I hate to say it, but Silent Scream (1980) is essentially the filmic version of that old "she was hot until she turned around joke"- you know, where a woman, shown from behind, has a great body but then turns around and is- GASP- not beautiful (or worse, actually a dude- GASP AGAIN). I believe this phenomenon has its own special term now: butterface, as in "(all) but her face". Whee, making fun of the way people look is...fun!

In case you couldn't tell, I don't actually find it to be fun, and "butterface" is fairly well abhorrent. However, I forgot to wear sunscreen yesterday and as such, I got a bit of a sunburn. I'm using this dehydration and pink skin tinge as an excuse for my poor choice of metaphor with this film. Had I ess-pee-effed it up yesterday, my words would be so beautiful right now that you'd be puking out of your eyes.

See? Dehydration.

Anyhoo, Silent Scream tells the tale of Scotty (Rebecca Balding), a college student desperate for housing. She finds a gloomy old manse on the beach with rooms available; sure the owner is never around and her teenage son Mason (Brad Reardon) is a bit weird, but there are other students living there as well and the place is cheap enough. Before long, however, Scotty's new-found dreamworld is rocked to its very core when a wackadoo living in the basement/crawlspaces/amongst the insulation starts giving tenants a bad case of The Deaths. Okay, "rocked to its very core" might be overstressing things, but there is a lurker and people do die and the hands and pointy implements of said lurker.


Silent Scream truly has it all, even if the film's title promises an unpossibility. Why, get outcher peepers and gander at these attractions:

The aforementioned creepy manse, all looming and foreboding and chock full 'o cobwebs!


The proliferation of oversized sunglasses!



The proliferation of bowl haircuts!




Yvonne DeCarlo and Barbara GD Steele!


The sweet sweet memories of The Boogens one gets when The Boogens star Rebecca Balding appears!


The orchestral score that...mmm...borrows heavily from Psycho!
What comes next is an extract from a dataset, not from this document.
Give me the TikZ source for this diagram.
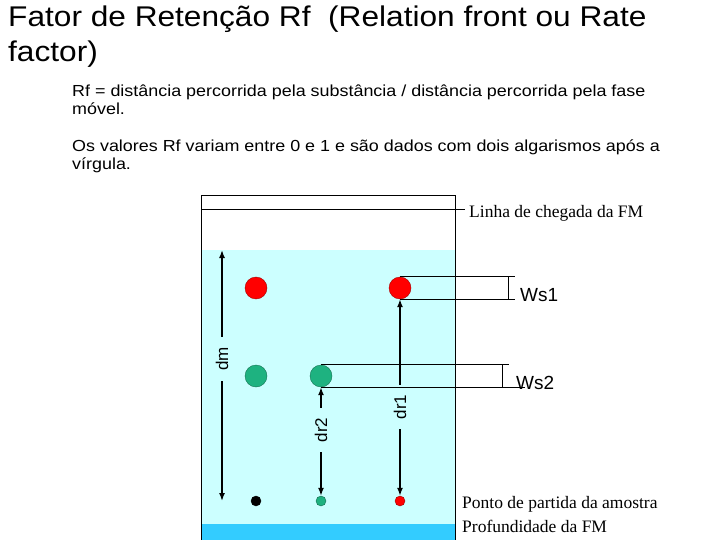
\documentclass[tikz,border=0pt]{standalone}
\usepackage{fontspec}
\setmainfont{Liberation Serif}
\setsansfont{Liberation Sans}
\newfontfamily\arialtitulo[FakeStretch=1.11]{Liberation Sans}
\newfontfamily\arialtexto[FakeStretch=1.12]{Liberation Sans}
\usetikzlibrary{arrows.meta}
\usetikzlibrary{positioning}
\definecolor{eluente}{RGB}{204,255,255}
\definecolor{cuba}{RGB}{51,204,255}
\definecolor{verdemancha}{RGB}{30,178,128}
\definecolor{vermelhomancha}{RGB}{255,0,0}
\tikzset{
  titulo/.style={anchor=base west, inner sep=0pt, font=\arialtitulo\fontsize{28.5}{34}\selectfont},
  texto/.style={anchor=base west, inner sep=0pt, font=\arialtexto\fontsize{16}{18}\selectfont},
  legenda/.style={anchor=base west, inner sep=0pt, font=\rmfamily\fontsize{17.5}{20}\selectfont},
  rotulo/.style={anchor=base west, inner sep=0pt, font=\sffamily\fontsize{19}{19}\selectfont},
  cota/.style={rotate=90, inner xsep=10pt, inner ysep=1pt, font=\sffamily\fontsize{17}{17}\selectfont},
  seta/.style={line width=1.5pt, -{Latex[length=8pt, width=6pt]}},
  mancha/.style={circle, minimum size=22pt, inner sep=0pt, draw=#1!65!black, fill=#1},
  ponto/.style={circle, minimum size=10pt, inner sep=0pt, draw=#1!60!black, fill=#1},
}

\begin{document}
\begin{tikzpicture}[x=1pt, y=-1pt]
  \useasboundingbox (0,0) rectangle (720,540);
  % textos
  \node[titulo] (tit1) at (8,27) {Fator de Retenção Rf\ \ (Relation front ou Rate};
  \node[titulo] (tit2) at (8,62) {factor)};
  \node[texto] (def1) at (72,97) {Rf = distância percorrida pela substância / distância percorrida pela fase};
  \node[texto] (def2) at (72,115) {móvel.};
  \node[texto] (val1) at (72,152) {Os valores Rf variam entre 0 e 1 e são dados com dois algarismos após a};
  \node[texto] (val2) at (72,170) {vírgula.};

  % placa
  \fill[eluente] (201,250) rectangle (455,540);
  \fill[cuba] (201,524) rectangle (455,540);
  \draw[line width=1pt] (201,540) -- (201,196) -- (455,196) -- (455,540);
  \draw[line width=1pt] (201,210) -- (465,210);
  \node[legenda] (chegada) at (469,218) {Linha de chegada da FM};
  \node[legenda] (partida) at (462,508) {Ponto de partida da amostra};
  \node[legenda] (profund) at (462,532) {Profundidade da FM};

  % manchas
  \node[mancha=vermelhomancha] (verm1) at (256,288) {};
  \node[mancha=vermelhomancha] (verm2) at (400,288) {};
  \node[mancha=verdemancha] (verde1) at (256,376) {};
  \node[mancha=verdemancha] (verde2) at (321,376) {};
  \node[ponto=black] (ppreto) at (256,501) {};
  \node[ponto=verdemancha] (pverde) at (321,501) {};
  \node[ponto=vermelhomancha] (pverm) at (400,501) {};

  % distancias
  \coordinate (dmtopo) at (222,250);
  \coordinate (dmbase) at (222,501);
  \node[cota] (dm) at (222,359) {dm};
  \draw[seta] (dm) -- (dmtopo);
  \draw[seta] (dm) -- (dmbase);
  \node[cota] (dr2) at (321,430) {dr2};
  \draw[seta] (dr2) -- (verde2.south);
  \draw[seta] (dr2) -- (pverde.north);
  \node[cota] (dr1) at (400,407) {dr1};
  \draw[seta] (dr1) -- (verm2.south);
  \draw[seta] (dr1) -- (pverm.north);

  % larguras das manchas
  \draw[line width=0.8pt] (verm2.north) -- ++(115,0);
  \draw[line width=0.8pt] (verm2.south) -- ++(115,0);
  \draw[line width=0.8pt] ([xshift=108]verm2.north) -- ([xshift=108]verm2.south);
  \node[rotulo] (ws1) at (520,301) {Ws1};
  \draw[line width=0.8pt] (verde2.north) -- ++(188,0);
  \draw[line width=0.8pt] (verde2.south) -- ++(204,0);
  \draw[line width=0.8pt] ([xshift=181]verde2.north) -- ([xshift=181]verde2.south);
  \node[rotulo] (ws2) at (516,389) {Ws2};
\end{tikzpicture}
\end{document}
So with all these checkmarks in the "fuck yeah!" column, why does Silent Scream end up...well, a butterface? It's because these lovely trappings fool you into thinking you're watching a great movie. "Oh, but there's Avery Schreiber playing a detective!" you say. "And Cameron Mitchell! Why...there are a lot of interesting shots here, and clearly director Denny Harris was trying to make an ambitious gothic slasher movie!"...and, you know. You'd be right. Unfortunately, all of those elements- the lurker, the foreboding house, the Psycho score- have been utilized in much better films (Bad Ronald, umm...Psycho). Silent Scream is fine. Serviceable. Enjoyable, even. It's trying to be something more than it ends up being in the end, which is a fairly standard "crazy family" tale. It all sort of meanders along and sometimes some stuff happens. Sometimes it's creepy. Then it's over and you give it a "Huh. Well, I watched that."

I'm not really holding anything against it, it just wasn't as great as I thought it was going to be. You know, when it turned around.